Top 5 high-profile captures by Somali pirates

After 388 days as prisoners of Somali pirates, Paul and Rachel Chandler were released Nov. 14. They were among 1,052 hostages taken in 2009, in addition to the 773 hostages taken in the first nine months of 2010, according to a recent report by the International Maritime Bureau. Click through the following slides to read about the Chandlers' ordeal and other high-profile captures.

Paul and Rachel Chandler: longest held

Farah Abdi Warsameh/AP
British couple Paul and Rachel Chandler who were released by Somali pirates speak to each other during a press conference at the presidential palace in Mogadishu, Somalia, on Nov. 14.

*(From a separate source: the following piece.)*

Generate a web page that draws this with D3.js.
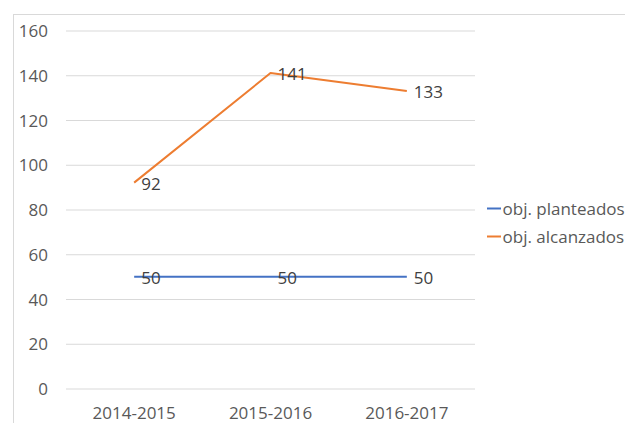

While sleeping on their yacht 800 miles off the coast of East Africa, near the Seychelles islands, the British couple was kidnapped and detained for more than 10 months. Paul, 61, and Rachel, 56, both from Kent, were held so long because the pirates thought they had more money, reported the Guardian.

The pirates initially demanded $7 million in ransom for the couple, who had planned to sail the world in their retirement. According to Al Jazeera, the pirates settled for up to $1 million, including $300,000 on Saturday for the couple's ultimate release. The ransom was possibly paid by the Somali expatriate community in London, as the British government has a policy against paying ransom to kidnappers.

"We'd been told we'd be released in 10 days almost every 10 days for the past nine months," Mr. Chandler told the BBC, adding: "You can see from our state that we suffered no serious physical harm."

The Monitor's Scott Baldauff ventured onto the sea with a small band of Somali pirates in 2008, writing: "The brains behind this business – which raked in an estimated $80 million in ransoms in 2008 – can be as sophisticated as a CIA operation, with high-tech resources and highly placed personnel, or as haphazard as a Keystone Kops operation." More than 400 sailors are still being held hostage.